How to make a (superhero) movie starring your kids

My boys are in their superhero phase right now. They can't get enough of Superman and Batman. One Sunday morning, as they were running around the living room with their action figures and asking to watch trailers of old superhero movies, I got the idea for a kids' activity that would be fun: write, produce, and star in our own, homemade superhero movie! I asked the boys if they were in, and they jumped at the idea.  It took up the bulk of our morning, but time zoomed by and the kids were totally immersed in the project. It was a good way to keep them busy. Here's how we pulled it off.

1. Write your story

Time: 5 minutes

Take out a pen and paper, and ask your kids what they want to see happen in the movie.  My four-year old was a fountain of ideas. I simply created a bullet-point list and wrote out his thoughts as the two-year old nodded in approval at his older brother's creative genius.  For this step, just get their thoughts on paper.

2. Storyboard

Time: 5-10 minutes

I know this sounds like a step fit only for Hollywood directors, but I found this to be immensely helpful, as it helped the kids visual what each scene or sequence would look like. Go to the top of your bullet list from step one, and for each bullet, ask your kids where the scene should take place, what the action sequence will look like, and what the dialogue will be.  This will also help you for the shoot, as you'll know what you're actually shooting. It will also help with post-production, as you'll know how to stitch your video together. Trust me, the kids won't want to wait 5 hours for your to stitch the video together; they'll want to see their box office hit pronto!

3. And...Action!

Time: 30-45 minutes, depending on number and complexity of each scene

This is when it gets fun.  You don't need a fancy camera. We shot our video with my iPhone 4S. It shoots in HD and is more than adequate for this type of project.  To make the final product more enjoyable for the kids, try and get up close, as much as possible with your shots.  If all of your shots are wide, it'll still look fine, but they'll love seeing the occasional up-close shot when they inevitably replay the movie over and over again.

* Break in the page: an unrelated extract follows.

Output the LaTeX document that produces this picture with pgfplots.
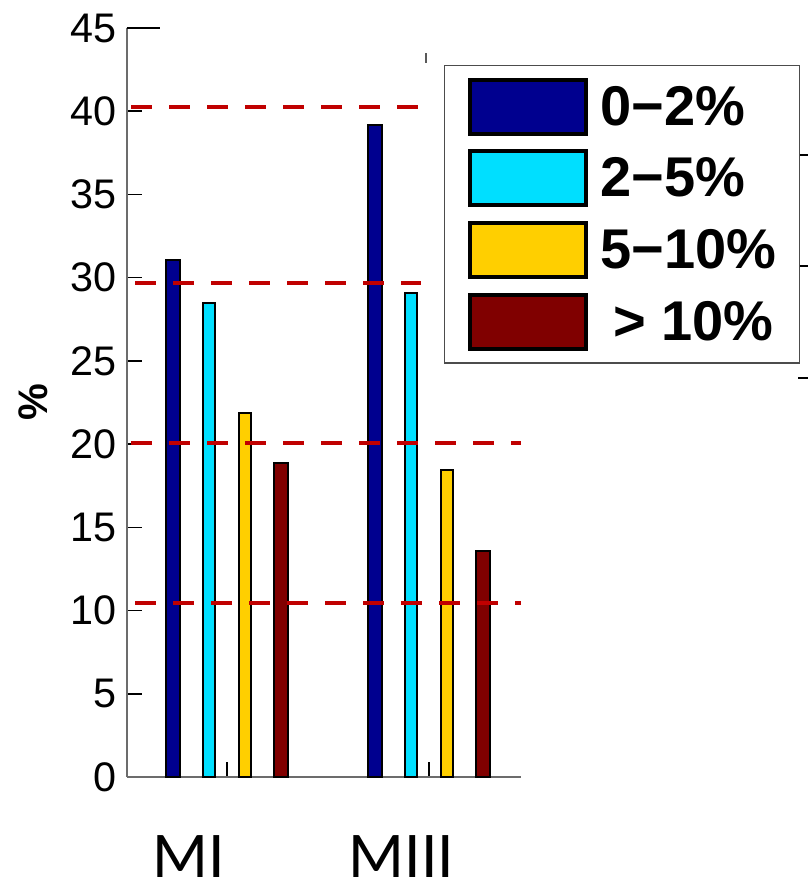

Get the kids dressed up in character and then work your way through each scene you developed in step 2.  (You could do a little arts and crafts session to create costumes.  In my case, we took 15 minutes to draw a superman logo and taping it to a blue shirt, but you could make a whole day our of creating costumes).

You can probably shoot two or three takes for each scene, but if you don't want to spend more time in post-production, and you want to wrap up the shoot within a reasonable amount of time, I suggest just sticking to one take per scene. It'll also make it easier in post-production -- you won't have to sift through reams of film to pick the right take. Sure, the video won't win an Oscar for cinematography, but it'll feel authentic and you'll get them down in time for their nap!

4. Stitch it together

Time: 30-60 minutes, depending on how comfortable you are in a video editor.

If you've never edited a video before, don't sweat it. Apple has made is simple with iMovie, and it's free. You just import your video clips, and drag each scene onto the timeline, in the order you already identified in steps 1 and 2.  If you've never done this before, and want to have some familiarity with the application, I recommend taking some time before you start this activity to watch a tutorial. I suggest you do this before, because once you're done shooting the scenes, your kids will be eagerly anticipating the final product. They won't necessarily have the patience wait it out as you sort your way through tutorials. Here's a decent one I found after a quick search:


5. Add some polish

Time: 5 minutes

This part is optional, but if the movie would benefit from some music and sound effects, add these at the end.  If you need to make some edits to the dialogue, you could use this step to record some voiceovers (as we did in our example). Don't forget to add a title bumper and credits, using the simple built-in title templates available in your video editor. Run it by your kids to make sure they're happy with the product, and then export! Share it with friends and family. Or better yet, set up a screening in your living room with a bowl of popcorn!